For Penn State Head Football Coach James Franklin, successful coaching is all about relationships.
His relationships with coaches is what drew him to the sport when he first stepped onto the field as a child and kept him going as he continued to play through college.
“It was coaches that were big brothers, that were father figures in a lot of ways,” Franklin said. “I grew up in a single-parent home for the most part, and my coaches kind of filled that role for me.”
As he sought his master’s degree to pursue a career in psychology, he picked up a coaching job to help pay the bills. Once again, he was amazed at the power of relationships with coaches, this time from the other side.
“Through coaching, I realized I could connect with people and use the game of football that I loved so much to really make a difference in people’s lives – in some ways, maybe more than I could have through psychology,” Franklin said. “It was my calling.”
Franklin talked with USA TODAY about his love of coaching and his philosophy as part of the Amway Coaches’ Poll partnership between Amway, USA TODAY and the American Football Coaches Association.
The partnership is an example of Amway’s commitment to #InspiredCoaching.
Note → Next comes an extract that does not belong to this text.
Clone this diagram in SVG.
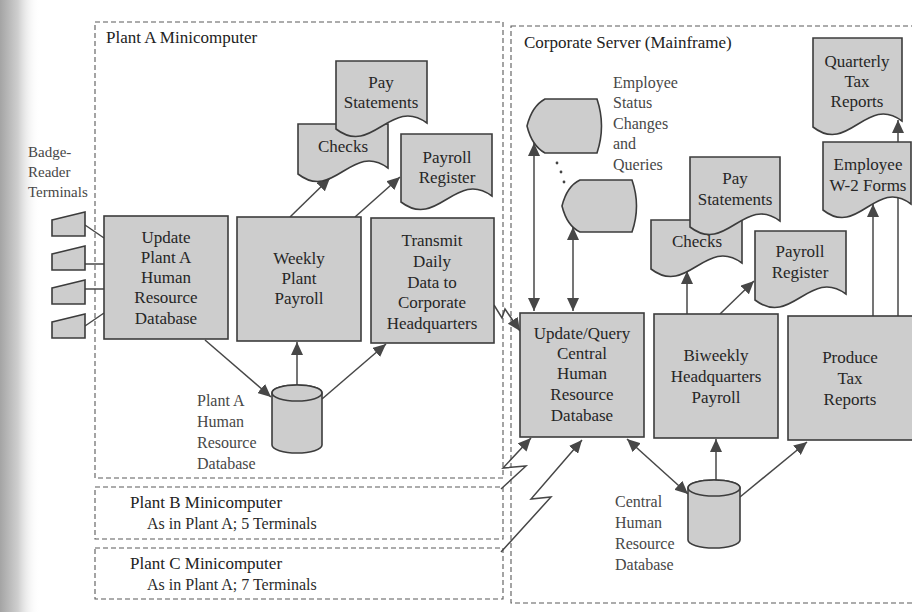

The company promotes inspired coaching because when new Amway Independent Business Owners, or IBOs, start their own business, coaching from established IBOs is a key part of their training.
For Franklin, it is his life. Now in his fifth year as head coach of the Nittany Lions, he works hard to build relationships with and among his players. He sets up his locker room to encourage players from different positions and backgrounds to get to know each other.
“That’s what’s great about college athletics, you’re surrounded by so many different people,” he said. “And that’s as much as your education as anything, learning different perspectives and being able to kind of soak all that in and grow – grow as an individual.”
Mentoring is a key part of his approach, too. He and his coaching team use their life experiences to guide their players, “so they can learn from things we’ve done well and from mistakes we’ve made.”
Amway IBO Anthony Melillo does the same thing with the team of IBOs he coaches and advises in their Amway business. It’s one of the best parts of his job, he said.
“Those breakthrough moments are the most valuable to me, when I see somebody catch on way earlier than I did,” Melillo said.